Curtain Up

July 24, 2007


This year, Dance Magazine turns 80!
It’s both thrilling and daunting to look back and see the breadth and depth of dance that we’ve covered. Although we will officially celebrate our anniversary in the September issue, you will find little nuggets of Dance (Magazine) history scattered in these pages throughout the year, marked with a special anniversary logo (at right). And each month we’ll have an Anniversary Page that uses some of our glorious covers of the past. This month, we chose four January covers (starting in 1949) and interviewed the dancers whose iconic images appear on them.

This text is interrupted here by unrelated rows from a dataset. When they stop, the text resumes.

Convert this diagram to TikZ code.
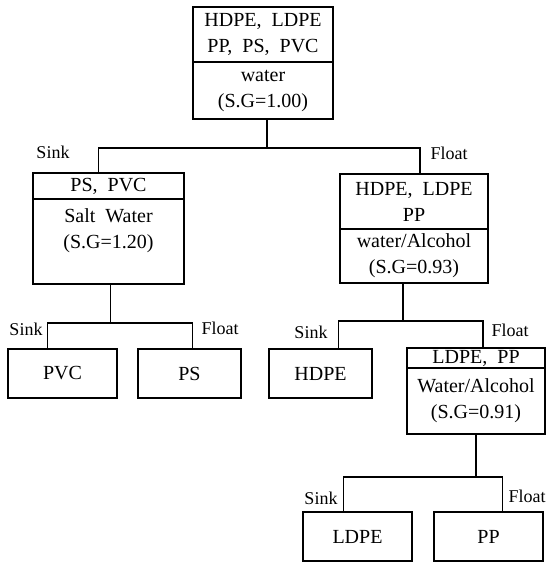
\documentclass[tikz,border=0pt]{standalone}
\usepackage{fontspec}
\setmainfont{Liberation Serif}
\usetikzlibrary{positioning}
\newcommand{\boxfont}{\fontsize{20}{26}\selectfont}
\newcommand{\lblfont}{\fontsize{18}{20}\selectfont}

\begin{document}
\begin{tikzpicture}[x=1pt, y=-1pt,
    box/.style={draw, line width=1.2pt, inner sep=0pt, outer sep=0pt, align=center, font=\boxfont},
    lbl/.style={font=\lblfont, inner sep=0pt},
    link/.style={line width=1.2pt}]
  \useasboundingbox (0,0) rectangle (546,562);

  \node[box, minimum width=140pt, minimum height=55pt] (feed-a) at (263,34.5) {HDPE,~~LDPE\\PP,~~PS,~~PVC};
  \node[box, minimum width=140pt, minimum height=57pt, below=0pt of feed-a] (feed-b) {water\\(S.G=1.00)};

  \node[box, minimum width=151pt, minimum height=26pt] (salt-a) at (108.5,186) {PS,~~PVC};
  \node[box, minimum width=151pt, minimum height=85pt, below=0pt of salt-a] (salt-b) {Salt~~Water\\(S.G=1.20)\\\mbox{}};

  \node[box, minimum width=148pt, minimum height=55pt] (alc1-a) at (414,201.5) {HDPE,~~LDPE\\PP};
  \node[box, minimum width=148pt, minimum height=54pt, below=0pt of alc1-a] (alc1-b) {water/Alcohol\\(S.G=0.93)};

  \node[box, minimum width=138pt, minimum height=20pt] (alc2-a) at (476,358) {LDPE,~~PP};
  \node[box, minimum width=138pt, minimum height=66pt, below=0pt of alc2-a] (alc2-b) {Water/Alcohol\\(S.G=0.91)};

  \node[box, minimum width=109pt, minimum height=49pt] (pvc) at (62.5,373.5) {PVC};
  \node[box, minimum width=103pt, minimum height=49pt] (ps) at (189.5,373.5) {PS};
  \node[box, minimum width=103pt, minimum height=49pt] (hdpe) at (320.5,373.5) {HDPE};
  \node[box, minimum width=109pt, minimum height=49pt] (ldpe) at (357.5,536.5) {LDPE};
  \node[box, minimum width=109pt, minimum height=49pt] (pp) at (488.5,536.5) {PP};

  \coordinate (j1) at (267,148);
  \coordinate (j2) at (110.5,323);
  \coordinate (j3) at (403,321);
  \coordinate (j4) at (476,477);

  \draw[link] ([xshift=4pt]feed-b.south) -- (j1) -| ([xshift=-10pt]salt-a.north);
  \draw[link] (j1) -| ([xshift=6pt]alc1-a.north);
  \draw[link] ([xshift=2pt]salt-b.south) -- (j2) -| ([xshift=-15pt]pvc.north);
  \draw[link] (j2) -| ([xshift=3pt]ps.north);
  \draw[link] ([xshift=-11pt]alc1-b.south) -- (j3) -| ([xshift=18pt]hdpe.north);
  \draw[link] (j3) -| ([xshift=7pt]alc2-a.north);
  \draw[link] (alc2-b.south) -- (j4) -| ([xshift=-14pt]ldpe.north);
  \draw[link] (j4) -| ([xshift=14pt]pp.north);

  \node[lbl] (sink-1) at (53,152) {Sink};
  \node[lbl] (float-1) at (449,153) {Float};
  \node[lbl] (sink-2) at (26,329) {Sink};
  \node[lbl] (float-2) at (220,328) {Float};
  \node[lbl] (sink-3) at (311,332) {Sink};
  \node[lbl] (float-3) at (510,330) {Float};
  \node[lbl] (sink-4) at (321,498) {Sink};
  \node[lbl] (float-4) at (527,496) {Float};
\end{tikzpicture}
\end{document}
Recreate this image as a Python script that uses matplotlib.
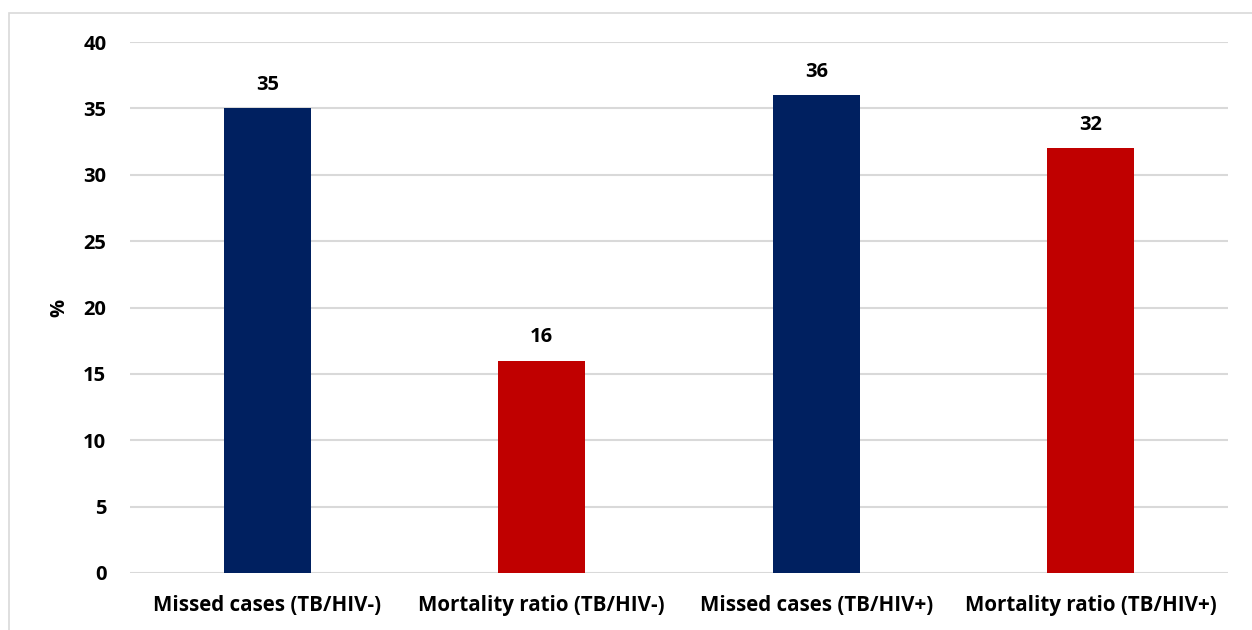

Meanwhile we are surging ahead in the present. Our “Summer Study Guide” is jam-packed with listings, advice, and stories about life-changing summer experiences. The always exciting “25 to Watch” heralds the extraordinary talents that our editors and writers have discovered-and we are sure you’ll hear their names in the future.

Suddenly there’s a profusion of Twyla Tharp dances in companies everywhere. This burst of interest in her work suggests that her vision-harmony through chaos, I would call it-speaks to our time more than ever. In “Tharp All Over,” Susan Reiter talks to the Tharpians who stage her choreography about how they get dancers to rise to its challenges.

A dancer’s body does not last forever. In “First, You Cry,” Michael Blake gives us a poignant account of what it’s like to have career-threatening arthritis of the hip. (Surprise-he’s still dancing!) The accompanying “Hip Tips” deconstructs some of the myths and assumptions around what may seem like a dancer-specific epidemic.

Last summer many dancers were riled by an article titled “Five Things I Hate About Ballet.” Critic Lewis Segal’s diatribe appeared in the Los Angeles Times and quickly reverberated around cyberspace. It was just the latest in a long line of attempts to denigrate ballet, but it was also a wake-up call. Ballet cannot rest on its laurels; like modern dance, it must continually reinvent itself. We asked some of the leaders in the ballet field for their suggestions on how to keep-or make-ballet vital. To read their thoughtful and bold-sometimes even sassy-responses, see Joseph Carman’s “Beyond Ballet Bashing.”

We’re excited to introduce a new section on techniques. We know that our readers want concrete information on a variety of them, so each month we will focus on a different one-its history, goals, and benefits for today’s dancers. Our first selection, which you will find in the “Teach-Learn Connection,” is the time-honored Cecchetti technique.

If you want to wish us Happy Birthday, the best way is to read the magazine every month. I personally invite you to our year-long party.